L’inizio di Citadel è di quelli che lasciano il segno: siamo sulle alpi italiane, su un treno di ultima generazione, alta velocità ed extra lusso, come in una versione 3.0 di Intrigo Internazionale. Un’affascinante donna vestita di rosso, Nadia Sinh (Priyanka Chopra Jonas), viene avvicinata da un affascinante uomo vestito di nero, Mason Kane (Richard Madden). I due si conoscono già, si conoscono molto bene, hanno un grande feeling. Lo capiamo dal loro dialogo, dalla chimica in atto ogni volta che si avvicinano. Su quel treno ci sono altre persone, è una trappola. C’è una bomba. Un vagone del treno salta in aria e… La storia riprende otto anni dopo. E sta a voi scoprirla.
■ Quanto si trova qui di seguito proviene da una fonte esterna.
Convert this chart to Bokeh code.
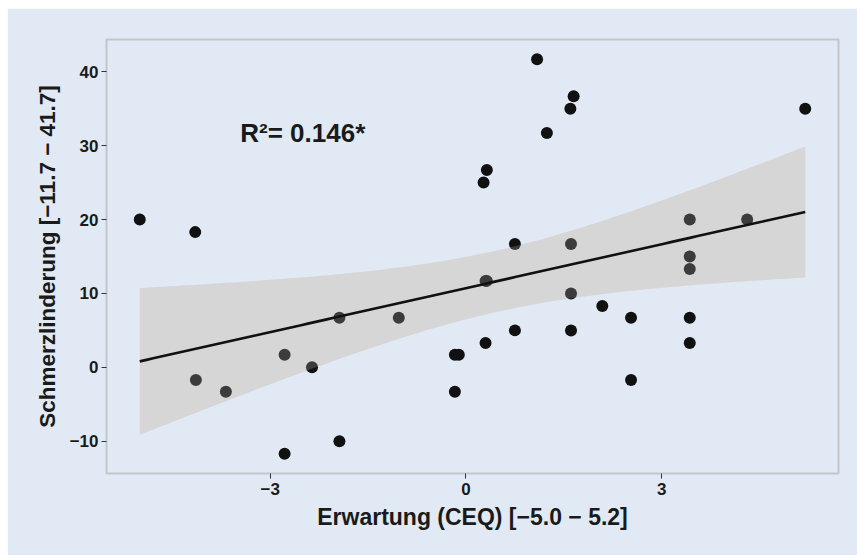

Vi diciamo solo che Mason non ricorda nulla. Sì, proprio come Jason Bourne, il protagonista di The Bourne Identity che, citato anche da una simpatica battuta in sceneggiatura, è uno dei modelli di Citadel. Modelli che sono tanti, sono chiari, sono i più nobili. C’è ovviamente molto di Mission: Impossible, che è il riferimento più evidente; c’è, ma in misura minore, James Bond. E ci sono, accennati perché l’atmosfera è diversa, i classici di Hitchcock. Tutto questo è per dire che le ambizioni sono alte, gli standard produttivi e visivi anche. Ma Citadel, pur ispirandosi e richiamando il meglio degli spy game cinematografici, non sembra mai qualcosa di già visto, non sembra somigliare ad altre cose. Era il rischio più grande. Ed è stato evitato.

Nel caso di Citadel è il caso di parlare di un vero evento, perché alza l’asticella delle produzioni seriali e del mondo dello streaming, e inaugura una nuova formula produttiva. Anche se siamo in tv possiamo dire tranquillamente che si tratta di grande cinema. E non è un caso: a dirigere infatti ci sono i Fratelli Russo, coloro che avevano già trasformato il cinecomic della Marvel in una spy story anni Settanta con Captain America And The Winter Soldier. Il cinema di spionaggio è il loro terreno e non deludono. Ma il loro ambiente, appunto, è anche il cinecomic, il cinema di supereroi. E, come ha detto qualcuno, Citadel è questo: è un film degli Avengers, ma con le spie. Spie e supereroi, ci hanno spiegato i produttori, in fondo, sono la stessa cosa: personaggi in grado di andare oltre le nostre capacità, con doti e poteri speciali.

Tutto questo è racchiuso nei due protagonisti. Richard Madden, già uomo d’azione ne Il trono di spade, ma soprattutto in The Bodyguard, ha il physique du rôle per essere una nuova spia, anche se l’espressività, in confronto a mostri come Daniel Craig, Tom Cruise e Matt Damon, non è completamente all’altezza. Priyanka Chopra Jonas è una vera sorpresa. Sensualissima nei primi piani, con uno sguardo e delle labbra in grado di far sciogliere che guarda, è anche eccezionale nelle scene d’azione. Bernard, il loro capo, interpretato da Stanley Tucci, dice che Nadia e Mason da soli sono dei grandi agenti, ma insieme sono una bomba. Ed è vero anche per gli attori. La chimica e l’affiatamento tra i due è eccezionale.

Citadel è un evento anche per la parte produttiva. Perché da questa serie verranno tratti alcuni spin off che saranno prodotti in altre parti del mondo. Una di queste è l’Italia. E la protagonista della Citadel italiana è Matilda De Angelis. Non vediamo l’ora di vederla come una nuova, sexy e tostissima spia. Siamo appena entrati nel mondo di Citadel, allora, e crediamo che ci resteremo molto a lungo.